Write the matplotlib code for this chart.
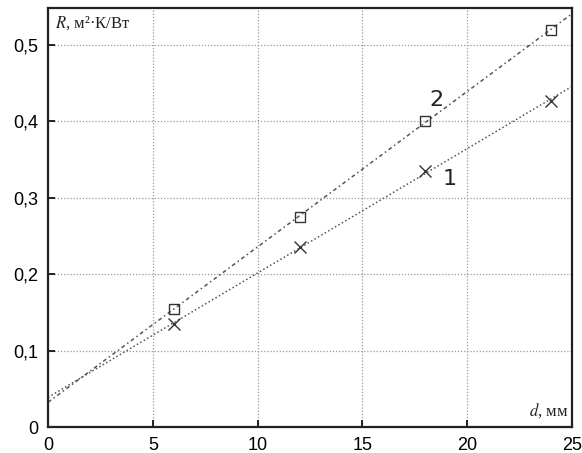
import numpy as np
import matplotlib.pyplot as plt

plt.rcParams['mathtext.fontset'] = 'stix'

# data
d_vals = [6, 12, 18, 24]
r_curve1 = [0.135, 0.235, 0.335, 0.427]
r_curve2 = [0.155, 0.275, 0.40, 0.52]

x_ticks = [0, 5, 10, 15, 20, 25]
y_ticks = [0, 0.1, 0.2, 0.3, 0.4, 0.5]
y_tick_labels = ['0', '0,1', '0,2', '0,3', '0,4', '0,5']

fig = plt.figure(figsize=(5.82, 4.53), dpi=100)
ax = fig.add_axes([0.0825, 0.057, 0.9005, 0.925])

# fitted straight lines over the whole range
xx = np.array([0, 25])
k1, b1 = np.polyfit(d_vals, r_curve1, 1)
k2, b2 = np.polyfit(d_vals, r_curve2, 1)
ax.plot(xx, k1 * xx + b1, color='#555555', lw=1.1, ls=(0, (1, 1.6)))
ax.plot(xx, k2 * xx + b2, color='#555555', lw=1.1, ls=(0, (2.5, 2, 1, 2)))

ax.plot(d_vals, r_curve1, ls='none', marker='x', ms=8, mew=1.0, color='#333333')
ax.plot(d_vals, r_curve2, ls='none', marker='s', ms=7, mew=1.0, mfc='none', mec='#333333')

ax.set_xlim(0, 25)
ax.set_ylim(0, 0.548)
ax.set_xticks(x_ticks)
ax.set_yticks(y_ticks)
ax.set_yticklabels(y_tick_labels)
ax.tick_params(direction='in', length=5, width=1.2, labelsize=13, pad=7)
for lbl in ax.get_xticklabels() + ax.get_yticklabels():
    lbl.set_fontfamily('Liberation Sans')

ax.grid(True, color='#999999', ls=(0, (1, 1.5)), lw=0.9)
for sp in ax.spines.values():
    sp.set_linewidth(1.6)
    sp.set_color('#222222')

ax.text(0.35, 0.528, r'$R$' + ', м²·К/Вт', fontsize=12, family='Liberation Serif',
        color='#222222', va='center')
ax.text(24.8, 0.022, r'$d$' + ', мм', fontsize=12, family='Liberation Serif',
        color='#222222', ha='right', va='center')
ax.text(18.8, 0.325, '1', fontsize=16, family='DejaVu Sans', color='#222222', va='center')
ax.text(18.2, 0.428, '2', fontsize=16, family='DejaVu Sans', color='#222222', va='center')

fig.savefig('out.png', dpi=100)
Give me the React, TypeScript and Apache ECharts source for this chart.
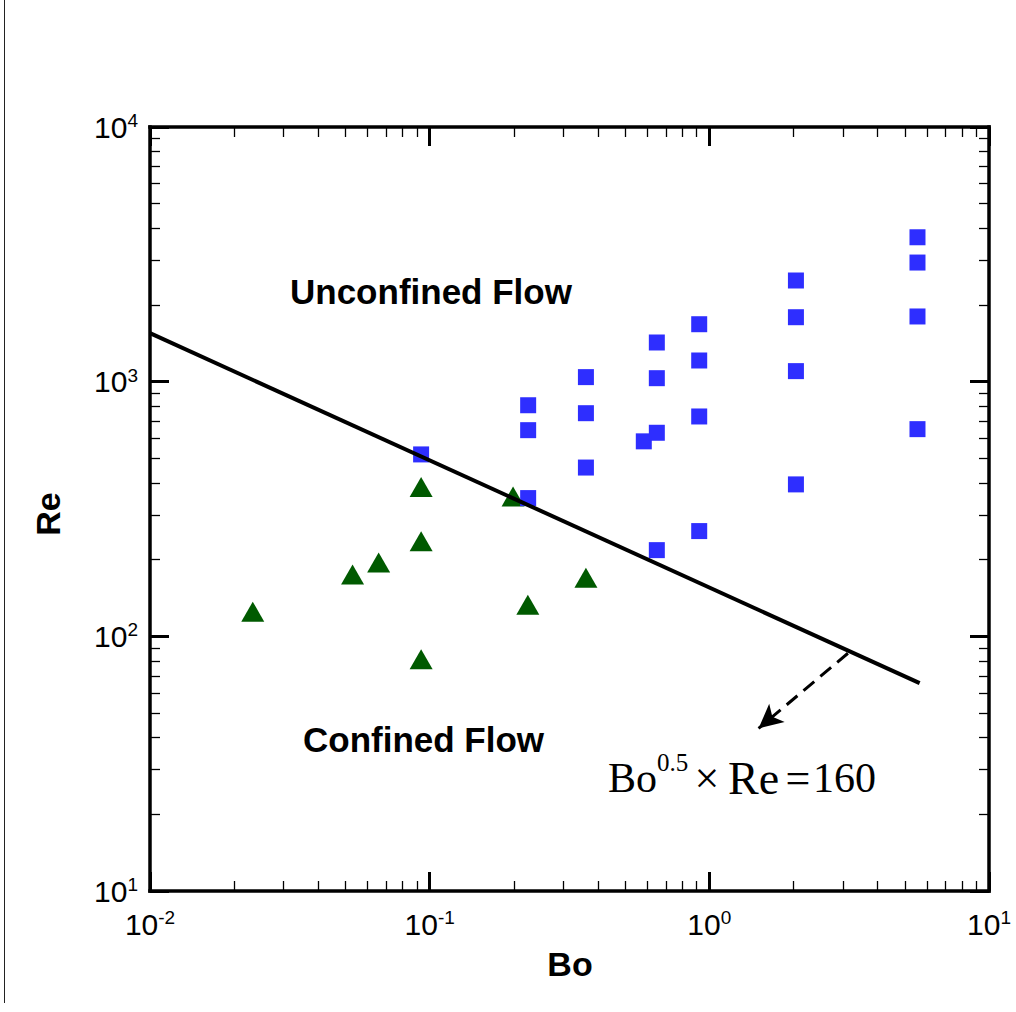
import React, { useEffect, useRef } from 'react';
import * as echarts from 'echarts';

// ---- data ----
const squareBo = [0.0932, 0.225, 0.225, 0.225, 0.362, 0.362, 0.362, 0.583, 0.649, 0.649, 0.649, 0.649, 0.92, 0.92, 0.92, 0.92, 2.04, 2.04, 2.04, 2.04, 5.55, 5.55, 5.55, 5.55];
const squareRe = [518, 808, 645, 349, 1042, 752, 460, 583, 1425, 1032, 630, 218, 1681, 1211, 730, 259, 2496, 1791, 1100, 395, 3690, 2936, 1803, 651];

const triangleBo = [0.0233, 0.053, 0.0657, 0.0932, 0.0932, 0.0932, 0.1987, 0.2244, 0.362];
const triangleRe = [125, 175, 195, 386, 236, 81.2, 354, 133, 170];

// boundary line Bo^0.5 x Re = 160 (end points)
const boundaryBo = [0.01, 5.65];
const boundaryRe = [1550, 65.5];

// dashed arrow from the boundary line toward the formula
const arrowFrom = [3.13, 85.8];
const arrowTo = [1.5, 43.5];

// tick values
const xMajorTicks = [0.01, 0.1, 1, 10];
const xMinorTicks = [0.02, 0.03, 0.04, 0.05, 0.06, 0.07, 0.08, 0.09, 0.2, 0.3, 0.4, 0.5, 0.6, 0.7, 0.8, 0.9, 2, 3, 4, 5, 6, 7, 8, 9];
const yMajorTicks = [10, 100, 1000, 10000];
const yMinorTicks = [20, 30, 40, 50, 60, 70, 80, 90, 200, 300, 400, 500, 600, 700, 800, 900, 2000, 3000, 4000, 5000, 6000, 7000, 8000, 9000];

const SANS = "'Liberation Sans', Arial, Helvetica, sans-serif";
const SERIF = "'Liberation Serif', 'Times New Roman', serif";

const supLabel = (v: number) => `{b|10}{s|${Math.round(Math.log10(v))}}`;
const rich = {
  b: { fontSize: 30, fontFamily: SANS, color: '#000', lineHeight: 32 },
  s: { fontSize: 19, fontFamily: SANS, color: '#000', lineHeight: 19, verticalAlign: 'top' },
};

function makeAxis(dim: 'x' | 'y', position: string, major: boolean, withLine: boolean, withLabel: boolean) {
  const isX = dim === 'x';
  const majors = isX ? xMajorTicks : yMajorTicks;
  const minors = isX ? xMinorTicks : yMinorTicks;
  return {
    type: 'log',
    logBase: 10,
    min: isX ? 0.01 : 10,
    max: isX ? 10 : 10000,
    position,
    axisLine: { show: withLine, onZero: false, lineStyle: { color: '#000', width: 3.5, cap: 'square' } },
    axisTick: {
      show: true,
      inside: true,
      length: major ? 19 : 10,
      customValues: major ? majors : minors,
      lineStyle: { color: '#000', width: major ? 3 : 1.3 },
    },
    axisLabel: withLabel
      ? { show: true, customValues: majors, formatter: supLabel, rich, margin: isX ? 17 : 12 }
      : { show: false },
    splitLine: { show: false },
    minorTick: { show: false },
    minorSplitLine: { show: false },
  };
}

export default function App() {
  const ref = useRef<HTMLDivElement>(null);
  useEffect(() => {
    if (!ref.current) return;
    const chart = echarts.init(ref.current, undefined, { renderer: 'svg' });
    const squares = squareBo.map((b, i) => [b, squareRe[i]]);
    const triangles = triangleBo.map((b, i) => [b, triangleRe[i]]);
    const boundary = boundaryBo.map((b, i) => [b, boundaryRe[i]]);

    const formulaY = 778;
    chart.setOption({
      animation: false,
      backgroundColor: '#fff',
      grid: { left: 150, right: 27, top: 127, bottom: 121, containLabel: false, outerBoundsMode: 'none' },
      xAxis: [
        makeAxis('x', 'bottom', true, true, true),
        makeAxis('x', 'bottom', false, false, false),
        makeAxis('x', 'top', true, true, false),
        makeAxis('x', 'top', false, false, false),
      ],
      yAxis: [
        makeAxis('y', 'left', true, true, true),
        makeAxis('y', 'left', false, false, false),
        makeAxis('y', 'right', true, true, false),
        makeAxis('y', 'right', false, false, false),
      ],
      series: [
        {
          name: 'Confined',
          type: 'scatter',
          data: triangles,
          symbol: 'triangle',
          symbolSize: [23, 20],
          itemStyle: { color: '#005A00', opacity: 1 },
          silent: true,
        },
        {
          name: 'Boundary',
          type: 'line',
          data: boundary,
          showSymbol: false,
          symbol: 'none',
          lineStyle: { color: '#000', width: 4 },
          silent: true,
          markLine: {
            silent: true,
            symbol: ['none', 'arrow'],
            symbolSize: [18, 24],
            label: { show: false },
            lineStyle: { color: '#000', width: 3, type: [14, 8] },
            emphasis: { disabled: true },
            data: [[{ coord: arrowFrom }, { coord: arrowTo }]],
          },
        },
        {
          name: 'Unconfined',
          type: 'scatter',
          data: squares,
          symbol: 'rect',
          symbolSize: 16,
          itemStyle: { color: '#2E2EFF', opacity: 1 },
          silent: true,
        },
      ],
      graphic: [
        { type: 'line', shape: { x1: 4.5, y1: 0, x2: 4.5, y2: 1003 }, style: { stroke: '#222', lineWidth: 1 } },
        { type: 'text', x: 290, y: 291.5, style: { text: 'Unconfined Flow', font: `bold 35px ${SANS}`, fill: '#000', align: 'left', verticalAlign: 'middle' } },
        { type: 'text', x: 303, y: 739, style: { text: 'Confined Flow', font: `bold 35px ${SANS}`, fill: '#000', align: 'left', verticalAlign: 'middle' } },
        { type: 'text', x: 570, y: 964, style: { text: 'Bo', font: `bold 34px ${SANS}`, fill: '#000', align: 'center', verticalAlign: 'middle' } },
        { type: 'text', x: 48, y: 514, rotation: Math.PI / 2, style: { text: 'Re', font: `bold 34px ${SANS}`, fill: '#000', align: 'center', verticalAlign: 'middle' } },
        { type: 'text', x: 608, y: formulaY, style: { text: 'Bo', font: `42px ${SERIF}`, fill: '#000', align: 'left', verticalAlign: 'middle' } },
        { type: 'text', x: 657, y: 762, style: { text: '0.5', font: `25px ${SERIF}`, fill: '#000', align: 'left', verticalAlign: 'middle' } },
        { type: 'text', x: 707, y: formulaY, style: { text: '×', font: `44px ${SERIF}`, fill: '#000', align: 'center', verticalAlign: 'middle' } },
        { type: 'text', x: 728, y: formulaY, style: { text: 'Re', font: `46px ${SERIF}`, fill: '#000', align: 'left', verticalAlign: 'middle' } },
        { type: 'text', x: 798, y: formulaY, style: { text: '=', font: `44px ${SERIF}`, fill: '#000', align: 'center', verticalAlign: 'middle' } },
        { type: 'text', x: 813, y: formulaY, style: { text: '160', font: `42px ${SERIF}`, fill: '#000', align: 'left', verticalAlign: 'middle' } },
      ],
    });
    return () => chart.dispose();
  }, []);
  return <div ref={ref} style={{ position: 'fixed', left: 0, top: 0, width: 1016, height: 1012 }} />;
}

WHAT YOU WILL DO -
Copy exactly the lines from the first line of the records above through the line with "y_tick_labels = ['0', '0,1', '0,2', '0,3', '0,4', '0,5']", both included, and nothing else. Pictures stay out.

TASK OUTPUT -
Write the matplotlib code for this chart.
import numpy as np
import matplotlib.pyplot as plt

plt.rcParams['mathtext.fontset'] = 'stix'

# data
d_vals = [6, 12, 18, 24]
r_curve1 = [0.135, 0.235, 0.335, 0.427]
r_curve2 = [0.155, 0.275, 0.40, 0.52]

x_ticks = [0, 5, 10, 15, 20, 25]
y_ticks = [0, 0.1, 0.2, 0.3, 0.4, 0.5]
y_tick_labels = ['0', '0,1', '0,2', '0,3', '0,4', '0,5']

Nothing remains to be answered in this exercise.